As Pastor Walter Mitty tried to wake up from a deep sleep the day after Christmas, for a few seconds he didn’t know where he was.
He knew for sure that he wasn’t in his own bedroom in Poplar Park, but as he rubbed the sleep from his eyes, the smell of brewing coffee and the sound of Bing Crosby singing “I’ll be Home for Christmas” began to connect the dots in his consciousness.
He wasn’t at home, but then again he was. He was in the basement apartment his sister-in-law Susan had set up for him during the year he had taken a leave from Poplar Park Community Church to help her care for his brother Herman during his year-long, losing battle with cancer.
I’ll be home for Christmas …
Mitty traveled back 50 years in sentimental time to that two-bedroom frame house in Manitowoc where he, Herman, and their mom and dad had celebrated Christmas in virtually the same way every year until he went off to college.
In his freshman English class, they read Thomas Wolfe’s You Can’t Go Home Again. The novel came to his mind because, lying there in Susan’s basement, he remembered coming home for Christmas vacation and thinking that Wolfe was right, or at least partly right. Just one semester out of his “bubble” had changed him and now, over three decades later, the town itself had changed.
I’ll be home for Christmas, if only in my dreams …
Still, he found himself drifting back in his fantasies to those predictable years when everything stayed the same even though it didn’t. The world around him was changing, but in that house on South 24th St. he was safe and secure
Hanging on the wall of his office he had a print of Norman Rockwell’s painting called “Freedom from Want,” in which a grandma is serving a turkey to an extended three-generation family sitting around a big dining room table.
He felt a bit of that sentimental coziness as he lingered under the covers listening to the Christmas music Susan had asked Siri to play, and he began to wonder how his two nephews, Brian and Matt, were feeling about the holiday.
Susan had tried to keep the family traditions alive during the holidays, to somehow recreate that feeling of being home again, but Uncle Walt knew it wasn’t the same and so did his nephews.
Matt and Brian gave Uncle Walt a hard time about sleeping late because he was getting old when he finally trundled down the stairs and into the kitchen. Just like old times.
After that first cup of coffee, Uncle Walt was finally fully awake. Susan sat down at the table with her “three men” and the conversation meandered into stories about the “good old days.”
“Do you remember that time Dad brought home a turkey they had given him at work” Brian said, “and decided since it was his turkey, he was going to cook it?”

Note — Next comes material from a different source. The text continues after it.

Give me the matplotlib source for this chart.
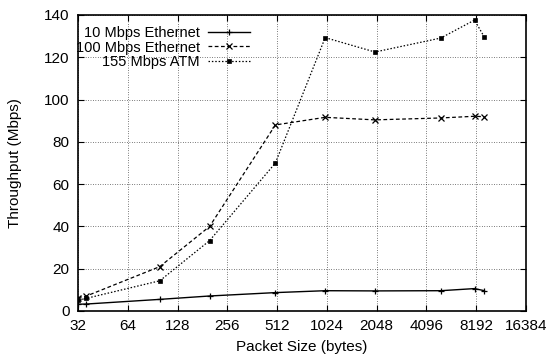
import numpy as np
import matplotlib
matplotlib.use("Agg")
import matplotlib.pyplot as plt
from matplotlib.ticker import FixedLocator, NullLocator

plt.rcParams['font.family'] = ['Liberation Sans', 'DejaVu Sans']

# 数据
packet_size = [32, 36, 100, 200, 500, 1000, 2000, 5000, 8000, 9180]
eth10 = [3.2, 3.3, 5.5, 7.1, 8.7, 9.6, 9.5, 9.6, 10.6, 9.6]
eth100 = [6.3, 7.1, 21, 40, 88, 91.6, 90.4, 91.3, 92.1, 91.9]
atm155 = [5.2, 6.0, 14.3, 33.3, 70, 129.3, 122.5, 129.1, 137.6, 129.5]

x_ticks = [32, 64, 128, 256, 512, 1024, 2048, 4096, 8192, 16384]
y_ticks = [0, 20, 40, 60, 80, 100, 120, 140]

fig = plt.figure(figsize=(5.5, 3.54), dpi=100)
ax = fig.add_axes([78 / 550, 1 - 311 / 354, 448 / 550, 296 / 354])

ax.plot(packet_size, eth10, color='black', lw=1.0, ls='-', marker='+',
        ms=5, mew=0.9, label='10 Mbps Ethernet')
ax.plot(packet_size, eth100, color='black', lw=0.9, ls=(0, (3, 2)), marker='x',
        ms=4, mew=0.9, label='100 Mbps Ethernet')
ax.plot(packet_size, atm155, color='black', lw=0.9, ls=(0, (1.2, 1.5)), marker='s',
        ms=3.5, mew=0.5, label='155 Mbps ATM')

ax.set_xscale('log', base=2)
ax.set_xlim(32, 16384)
ax.set_ylim(0, 140)
ax.xaxis.set_major_locator(FixedLocator(x_ticks))
ax.xaxis.set_minor_locator(NullLocator())
ax.set_xticklabels([str(v) for v in x_ticks])
ax.set_yticks(y_ticks)

ax.tick_params(direction='in', top=True, right=True, length=4, width=0.8,
               labelsize=11, pad=6)
ax.grid(True, color='black', ls=(0, (1, 2.5)), lw=0.5)
for s in ax.spines.values():
    s.set_linewidth(1.2)

ax.set_xlabel('Packet Size (bytes)', fontsize=11, labelpad=5)
ax.set_ylabel('Throughput (Mbps)', fontsize=11, labelpad=16)

# 图例: 文字在左、线条在右 (gnuplot 风格)
leg = ax.legend(loc='upper right', bbox_to_anchor=(0.384, 0.962), frameon=False,
                markerfirst=False, fontsize=10.5, handlelength=2.9,
                handletextpad=0.55, labelspacing=0.02, borderpad=0.0,
                borderaxespad=0.0)

fig.savefig('out.png', dpi=100)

“Yeah,” said Matt, “but he forgot to set the timer, got involved in a football game on TV and realized that the turkey was, let’s say, well done when we all began to smell smoke coming from the oven.”
“A lot of healing has happened in the last three years,” Mitty said to himself.
After the laughter subsided, Susan added, “I still miss him. I wish he were here.” And the looks on the faces of her “three men” revealed that they felt the same.
Just then Siri was playing another Bing Crosby Christmas hit. “I’m dreaming of a white Christmas,” he crooned, “just like the ones I used to know.”
“Well we did a get a white Christmas this year,” thought Mitty, “but it’s not entirely like the ones we used to know. Not a blue Christmas for sure. Somewhere in between, I guess.”
When Bing finished the song, Susan noted that it was written by Irving Berlin who was Jewish. “I heard on the news that his 3-week-old son had died on Christmas Day in 1928 and the sadness he felt, even years later, was perhaps what gives the song its melancholy, wistful feel.”
“The funny/sad thing about the song is that Crosby sang it on the radio for the first time in 1941 a few weeks after Pearl Harbor had been bombed. It sold 50 million copies over the years, and many of those sales were made while millions of American young men were away from home fighting — and often dying.”
“I’ll be home for Christmas,” said Brian with a sigh, “if only in my dreams.”
Mitty marveled at his nephew’s comment. “He’s grown up,” said Uncle Walt to himself. “I don’t remember seeing any Norman Rockwell pictures hanging on his wall.
“I bet Mary wished she could be home,” Mitty imagined, “to share her newborn with her parents instead of spending Christmas in a barn.”